An accelerated track designed for well-prepared students, particularly those planning to major in the molecular sciences (chemistry, biochemistry, molecular and cellular biology). The first semester topics include nuclear chemistry, atomic structure, stoichiometry, bonding, intermolecular forces and phase changes, reactions, gases, inorganic chemistry, thermochemistry, thermodynamics, and kinetics. The second semester topics emphasize quantitative chemical analysis, advanced equilibria, acids and bases, buffers, electrochemistry, and separation techniques.
This course is designed for students who have previously taken a one-year course in introductory chemistry but who have not had a detailed introduction to quantitative chemical analysis. Topics include the statistical treatment of data, the use of standards, advanced equilibria, and separation techniques.
Introduction to basic theory and applications of modern instrumental methods of analysis. Includes an introduction to electronics, x-ray, ultraviolet, visible, infrared, Raman, mass, and nuclear magnetic resonance spectrometry; atomic absorption and plasma emission; chromatography, thermal, and electrochemical methods.

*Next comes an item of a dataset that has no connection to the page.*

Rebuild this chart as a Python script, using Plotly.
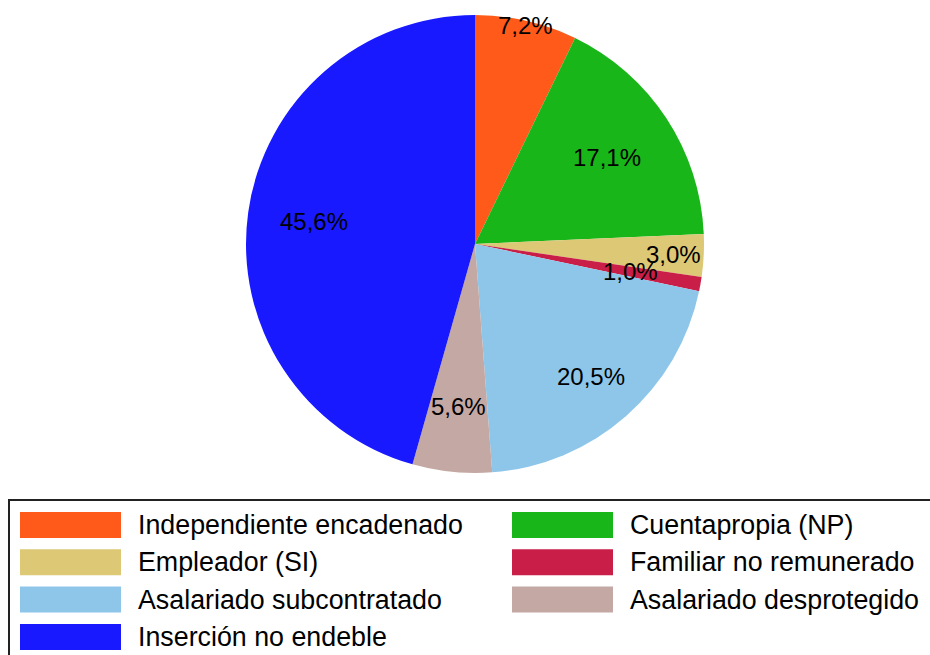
import math
import plotly.graph_objects as go

categories = [
    "Independiente encadenado",
    "Cuentapropia (NP)",
    "Empleador (SI)",
    "Familiar no remunerado",
    "Asalariado subcontratado",
    "Asalariado desprotegido",
    "Inserción no endeble",
]
values = [7.2, 17.1, 3.0, 1.0, 20.5, 5.6, 45.6]
labels_text = ["7,2%", "17,1%", "3,0%", "1,0%", "20,5%", "5,6%", "45,6%"]
colors = ["#FF5A19", "#19B619", "#DCC875", "#C81E48", "#8EC6EA", "#C4A8A3", "#1919FF"]
label_radius = [0.98, 0.69, 0.87, 0.69, 0.77, 0.715, 0.71]

W, H = 930, 655
cx, cy, r = 475, 244, 229

fig = go.Figure()
fig.add_trace(go.Pie(
    labels=categories, values=values, sort=False, direction="clockwise",
    rotation=0, marker=dict(colors=colors, line=dict(width=0)),
    textinfo="none", showlegend=False, hoverinfo="label+percent",
    domain=dict(x=[(cx - r) / W, (cx + r) / W], y=[1 - (cy + r) / H, 1 - (cy - r) / H]),
))

annotations = []
total = sum(values)
cum = 0.0
for v, t, rf in zip(values, labels_text, label_radius):
    mid = (cum + v / 2) / total * 2 * math.pi
    cum += v
    px = cx + rf * r * math.sin(mid)
    py = cy - rf * r * math.cos(mid)
    annotations.append(dict(
        x=px / W, y=1 - py / H, xref="paper", yref="paper", text=t,
        showarrow=False, xanchor="center", yanchor="middle",
        font=dict(family="Liberation Sans, Arial", size=24, color="black"),
    ))

shapes = []
# legend frame
shapes.append(dict(type="rect", xref="paper", yref="paper",
                   x0=9 / W, x1=1.02, y0=-0.05, y1=1 - 500 / H,
                   line=dict(color="#222222", width=2), fillcolor="rgba(0,0,0,0)"))
col_x = [20, 512]
text_x = [136, 628]
row_top0, row_step, sw_w, sw_h = 512, 37.3, 101, 26
for i, (cat, col) in enumerate(zip(categories, colors)):
    row, c = divmod(i, 2)
    top = row_top0 + row * row_step
    shapes.append(dict(type="rect", xref="paper", yref="paper",
                       x0=col_x[c] / W, x1=(col_x[c] + sw_w) / W,
                       y0=1 - (top + sw_h) / H, y1=1 - top / H,
                       line=dict(width=0), fillcolor=col))
    annotations.append(dict(
        x=text_x[c] / W, y=1 - (top + sw_h / 2) / H, xref="paper", yref="paper",
        text=cat, showarrow=False, xanchor="left", yanchor="middle",
        font=dict(family="Liberation Sans, Arial", size=26.8, color="black"),
    ))

fig.update_layout(
    width=W, height=H, margin=dict(l=0, r=0, t=0, b=0),
    paper_bgcolor="white", plot_bgcolor="white",
    annotations=annotations, shapes=shapes, showlegend=False,
)
fig.write_html(
    "out.html",
    config={"displayModeBar": False},
    post_script="document.body.style.margin='0';document.body.style.padding='0';"
                "document.body.style.overflow='hidden';",
)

CHEM 333: Environmental Analytical Chemistry
The course emphasizes the analytical process in making environmental chemistry measurements. An overview of methods used for the chemical analysis of air, soil, and water will be covered. Special attention is given to sampling, quality assurance, spectroscopic measurements and chromatographic separations with mass spectral determination. This course builds on the analysis techniques presented in the prerequisite courses and applies them to the specific challenges when dealing with complex environmental systems. This course has a laboratory component to give hands on experience to illustrate some of these analytical challenges. The lab meets during the regularly scheduled course periods. This class has field trips to local and state laboratories and environmental facilities.
CONN 375: The Art and Science of Color
Why do people see? What is color? How do people see? How do people think of and label color? These questions involve a highly interdisciplinary understanding of chemistry, physics, biology, studio art and art history. This class exposes students to the history of color and the understanding of color theory, i.e., the principles that define color contrast and interaction. Many interesting stories and cultural practices are associated with different colors. Students explore select, compelling narratives and cultural associations integral to the use and development of distinct pigments and colors. Students discover the relational nature of color and its role in evoking expressive content, communicating symbolically, and creating illusions of space and sensations of light. They discuss influential visual artists who have changed the way color is organized, opened up new perceptual possibilities, and experimented with new pigments and dyes. Students are initially exposed to the complex and beautiful steps (both chemically and physically) in the process of human vision, from initial light source to the signal in the brain. This fundamental background concerning the interactions of light and matter are continuously reflected upon as the history of color unfolds. The course explores subtractive and additive color systems through the history of pigments, dyes, and technologies that project light, such as modern day computer screens.
ENVR 357: Environmental Challenge
This course facilitates student teams competing in the Environmental Challenge (EC) program, a student competition to prepare and present an optimal solution to a complex "true to life" environmental problem. The EC is part of the conference hosted by the Pacific Northwest International Section (PNWIS) of the Air and Waste Management Association (AWMA), a professional organization of environmental professionals. The course requires teams of 3-5 students to submit a written proposal addressing the EC question, participation in the PNWIS three-day conference, and oral presentation and defense of the proposal at the conference. The proposals are evaluated by environmental professionals from industrial, regulatory, consulting, and academic fields. The EC problem is of current value, representative of the location of the conference, and requires a multidisciplinary approach for success. To be successful in the EC teams must seek technical and scientific analyses as well as solutions with appropriate regulatory compliance and resolution with political and community stakeholders. To be successful at the competition, student teams must research the problem background, as well as the technical, social, economic, and political aspects of the situation while staying apprised of ongoing current events related to the problem. A diversity of student backgrounds and majors are encouraged to enroll and often produce the most successful teams.